Ça a été une décision difficile, c’est difficile de savoir si nous (je) aurions réussi à continuer sans danger. Je pense que j’aurais pu rassembler toute mes forces pour continuer, mais avec le froid et le stress, je n’étais vraiment pas sûre des risques encourus.

À 16h30, nous avons appelé les secours. Ils ne pouvaient pas venir en hélicoptère, ça a donc pris un peu de temps. Quand ils sont arrivés, ils ont été très professionnels et tout s’est passé en douceur.

J’aurais voulu qu’ils puissent nous donner une estimation pour l’heure d’arrivée. 5 heures à rester dans le froid ou reprendre ses esprits pour descendre en rappel de manière sécurisée : je ne sais pas ce qui était le mieux.

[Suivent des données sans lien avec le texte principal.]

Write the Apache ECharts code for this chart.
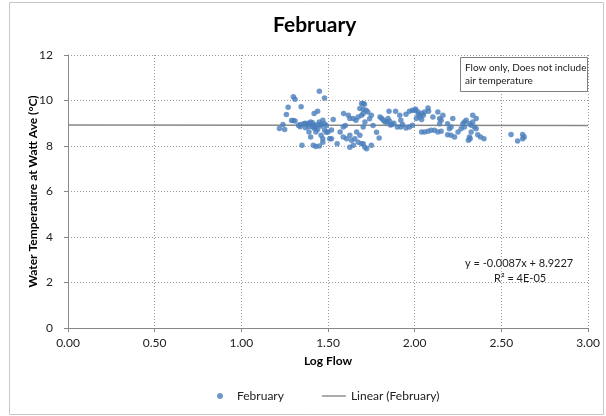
<!DOCTYPE html>
<html>
<head>
<meta charset="utf-8">
<script src="https://cdn.jsdelivr.net/npm/echarts@6/dist/echarts.min.js"></script>
<style>
  html, body { margin: 0; padding: 0; background: #fff; }
  #chart { width: 606px; height: 416px; }
</style>
</head>
<body>
<div id="chart"></div>
<script>
// Log flow vs. water temperature, February observations
const logFlow = [
  1.22, 1.25, 1.24, 1.26, 1.27, 1.29, 1.30, 1.30, 1.31, 1.31, 1.33, 1.34, 1.345, 1.35, 1.34, 1.36, 1.37, 1.37,
  1.38, 1.39, 1.39, 1.40, 1.40, 1.41, 1.415, 1.42, 1.42, 1.43, 1.43, 1.43, 1.44, 1.44, 1.45, 1.45, 1.46, 1.46,
  1.47, 1.47, 1.47, 1.48, 1.48, 1.49, 1.50, 1.51, 1.52, 1.53, 1.52,
  1.39, 1.41, 1.42, 1.44, 1.45, 1.46, 1.48, 1.49,
  1.553, 1.57, 1.59, 1.588, 1.588, 1.60, 1.607, 1.617, 1.626, 1.626, 1.626, 1.636, 1.646, 1.646, 1.655, 1.661,
  1.665, 1.674, 1.674, 1.684, 1.684, 1.694, 1.694, 1.694, 1.703, 1.703, 1.703, 1.703, 1.703, 1.71, 1.713, 1.713,
  1.72, 1.723, 1.73, 1.74, 1.75, 1.75, 1.76,
  1.78, 1.795, 1.80, 1.81, 1.82, 1.83, 1.84, 1.846, 1.852, 1.856, 1.87, 1.88, 1.89, 1.90, 1.914, 1.92, 1.92,
  1.95, 1.95, 1.97, 1.97, 1.987, 1.987, 2.0, 2.006, 1.86, 1.93,
  2.01, 2.02, 2.02, 2.03, 2.04, 2.04, 2.04, 2.05, 2.057, 2.057, 2.077, 2.077, 2.08, 2.095, 2.105, 2.115, 2.134,
  2.134, 2.144, 2.144, 2.153, 2.153, 2.163, 2.19, 2.19, 2.20, 2.21, 2.21, 2.22, 2.23, 2.25, 2.268, 2.278, 2.287,
  2.287, 2.297, 2.31, 2.316, 2.316, 2.32, 2.326, 2.326, 2.335, 2.335, 2.345, 2.355, 2.355, 2.364, 2.38, 2.40,
  2.556, 2.594, 2.623, 2.632, 2.623
];
const waterTemp = [
  8.77, 8.73, 8.95, 9.38, 9.70, 9.12, 9.12, 10.16, 10.06, 9.10, 8.90, 8.95, 9.72, 8.03, 8.85, 8.98, 8.80, 9.00,
  8.95, 8.62, 8.85, 9.05, 8.40, 8.85, 8.03, 9.43, 8.92, 7.98, 8.62, 8.80, 9.53, 8.95, 10.41, 8.00, 8.47, 8.88,
  9.13, 8.32, 8.17, 10.11, 8.70, 8.90, 8.62, 8.32, 8.70, 9.16, 8.32,
  9.00, 9.02, 8.78, 8.72, 9.05, 8.95, 8.98, 8.60,
  8.10, 8.62, 9.43, 8.84, 8.40, 8.90, 8.32, 9.35, 9.21, 8.47, 7.95, 8.25, 9.21, 8.03, 8.32, 9.13,
  8.62, 9.28, 8.17, 9.65, 8.47, 9.87, 9.35, 8.10, 9.87, 9.62, 9.43, 8.84, 8.10, 9.84, 9.06, 7.95,
  9.57, 7.88, 9.50, 9.20, 9.35, 8.03, 8.90,
  8.60, 8.35, 9.28, 9.21, 9.13, 9.06, 9.06, 9.21, 9.53, 9.09, 8.95, 9.00, 9.53, 8.84, 9.35, 9.13, 8.84,
  8.79, 9.40, 8.84, 9.53, 9.57, 8.91, 9.57, 9.62, 8.92, 8.95,
  9.21, 9.50, 9.38, 9.28, 9.43, 9.16, 8.62, 9.35, 9.50, 8.62, 9.67, 8.65, 9.53, 8.69, 9.28, 8.69, 9.50,
  8.62, 9.21, 8.98, 9.13, 8.65, 9.35, 8.98, 8.49, 8.76, 8.84, 8.47, 9.21, 8.40, 8.62, 8.76, 8.98, 8.84,
  9.06, 9.13, 8.25, 8.98, 8.40, 8.32, 8.91, 8.62, 9.06, 9.35, 8.84, 9.21, 8.76, 8.49, 8.40, 8.32,
  8.51, 8.22, 8.51, 8.40, 8.32
];

// Least-squares fit shown on the chart
const trendSlope = -0.0087;
const trendIntercept = 8.9227;
const trendRange = [0, 3];

const xTicks = [0, 0.5, 1, 1.5, 2, 2.5, 3];
const yTicks = [0, 2, 4, 6, 8, 10, 12];

const FONT = 'Lato, "Open Sans", sans-serif';
const BLUE = '#4A7EBB';
const GREY_LINE = '#878787';

const points = logFlow.map((x, i) => [x, waterTemp[i]]);
const trend = trendRange.map(x => [x, trendSlope * x + trendIntercept]);

const chart = echarts.init(document.getElementById('chart'), null, { renderer: 'canvas' });

chart.setOption({
  animation: false,
  backgroundColor: '#ffffff',
  title: {
    text: 'February',
    left: 268,
    top: 10,
    textStyle: { fontFamily: FONT, fontSize: 21, fontWeight: 'bold', color: '#000' }
  },
  legend: {
    bottom: 9,
    left: 212,
    itemGap: 38,
    itemWidth: 24,
    itemHeight: 6,
    textStyle: { fontFamily: FONT, fontSize: 12, color: '#222' },
    data: [
      { name: 'February', icon: 'circle' },
      { name: 'Linear (February)', icon: 'path://M0,0h24v1.4h-24z' }
    ]
  },
  grid: { left: 68, right: 18, top: 55, bottom: 88 },
  xAxis: {
    type: 'value',
    min: xTicks[0],
    max: xTicks[xTicks.length - 1],
    interval: xTicks[1] - xTicks[0],
    name: 'Log Flow',
    nameLocation: 'middle',
    nameGap: 27,
    nameMoveOverlap: false,
    nameTextStyle: { fontFamily: FONT, fontSize: 12, fontWeight: 'bold', color: '#000' },
    axisLine: { onZero: false, lineStyle: { color: GREY_LINE, width: 1 } },
    axisTick: { show: true, length: 4, lineStyle: { color: GREY_LINE } },
    axisLabel: {
      fontFamily: FONT, fontSize: 12, color: '#222', margin: 9,
      formatter: v => v.toFixed(2)
    },
    splitLine: { show: true, lineStyle: { color: '#9a9a9a', type: [1, 2], width: 1 } }
  },
  yAxis: {
    type: 'value',
    min: yTicks[0],
    max: yTicks[yTicks.length - 1],
    interval: yTicks[1] - yTicks[0],
    name: 'Water Temperature at Watt Ave (°C)',
    nameLocation: 'middle',
    nameGap: 29,
    nameMoveOverlap: false,
    nameTextStyle: { fontFamily: FONT, fontSize: 12, fontWeight: 'bold', color: '#000' },
    axisLine: { show: true, onZero: false, lineStyle: { color: GREY_LINE, width: 1 } },
    axisTick: { show: true, length: 4, lineStyle: { color: GREY_LINE } },
    axisLabel: { fontFamily: FONT, fontSize: 12, color: '#222', margin: 15 },
    splitLine: { show: true, lineStyle: { color: '#9a9a9a', type: [1, 2], width: 1 } }
  },
  series: [
    {
      name: 'February',
      type: 'scatter',
      data: points,
      symbol: 'circle',
      symbolSize: 5.5,
      itemStyle: { color: BLUE },
      z: 3
    },
    {
      name: 'Linear (February)',
      type: 'line',
      data: trend,
      symbol: 'none',
      showSymbol: false,
      lineStyle: { color: GREY_LINE, width: 1.5 },
      itemStyle: { color: GREY_LINE },
      z: 2
    }
  ],
  graphic: [
    {
      type: 'rect',
      shape: { x: 9.5, y: 2.5, width: 594, height: 412 },
      style: { fill: 'none', stroke: '#c8c8c8', lineWidth: 1 },
      z: -1
    },
    {
      type: 'rect',
      shape: { x: 460.5, y: 57.5, width: 127, height: 34 },
      style: { fill: '#fff', stroke: '#7f7f7f', lineWidth: 1 },
      z: 10
    },
    {
      type: 'text',
      left: 465,
      top: 61,
      style: {
        text: 'Flow only, Does not include\nair temperature',
        font: '10px ' + FONT,
        fill: '#222',
        lineHeight: 13
      },
      z: 11
    },
    {
      type: 'text',
      left: 465,
      top: 258,
      style: {
        text: 'y = -0.0087x + 8.9227',
        font: '11px ' + FONT,
        fill: '#222'
      },
      z: 11
    },
    {
      type: 'text',
      left: 494,
      top: 273,
      style: {
        text: 'R² = 4E-05',
        font: '11px ' + FONT,
        fill: '#222'
      },
      z: 11
    }
  ]
});
</script>
</body>
</html>
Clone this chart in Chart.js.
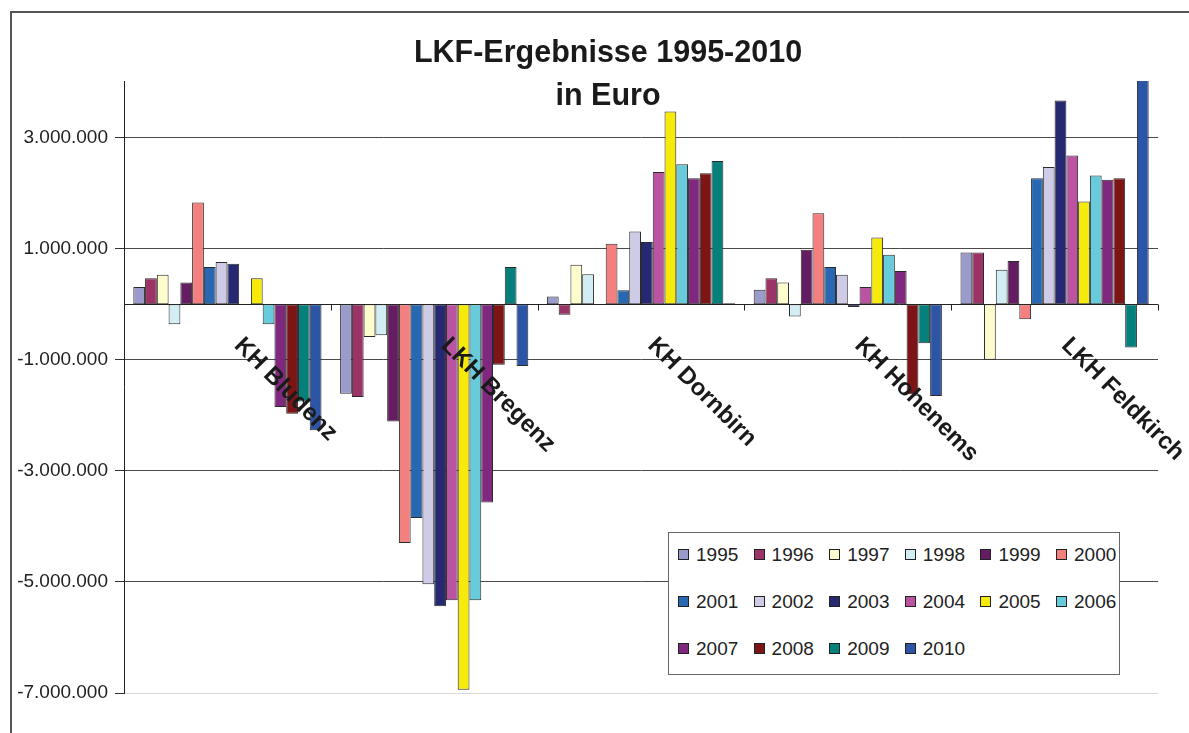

Ensuite, j’ai beaucoup repensé à tout ça et j’ai trouvé quelques réponses à mes premières questions.

Nous avons sous-estimé les conditions et n’avons pas planifié de plan B au cas où nous mettions plus de temps que la normale.

Et à la question : pourquoi partez-vous à l’ascension du Frendo avec de simples chaussures de running ? Je suppose que chacun doit trouver sa propre façon de faire les choses. Et pour moi, en tant que coureuse et grimpeuse « amateur » j’aime appréhender la montagne de cette manière. C’est comme ça que je veux faire. Et c’est comme ça que je me sens à l’aise. Ce qui est important, c’est de trouver sa propre zone de confort.

Je pensais que le Frendo était dans ma zone, mais avec ces conditions et mon erreur de ne pas prendre plus d’habits chauds, ça s’est mal passé. Je peux aussi me reprocher d’être la plus faible de notre cordée. Sans moi, Kilian aurait été capable de descendre en rappel ou de trouver un passage pour continuer. Maintenant, les gens qui n’aiment pas cette façon de faire en montagne sont bien contents de dire « regardez ce qu’on vous avait dit, c’est mal. »

Nous sommes des êtres humains. Nous faisons des erreurs et apprenons d’elles. Mais ça reste la manière que j’aime avoir en montagne. Légère et rapide.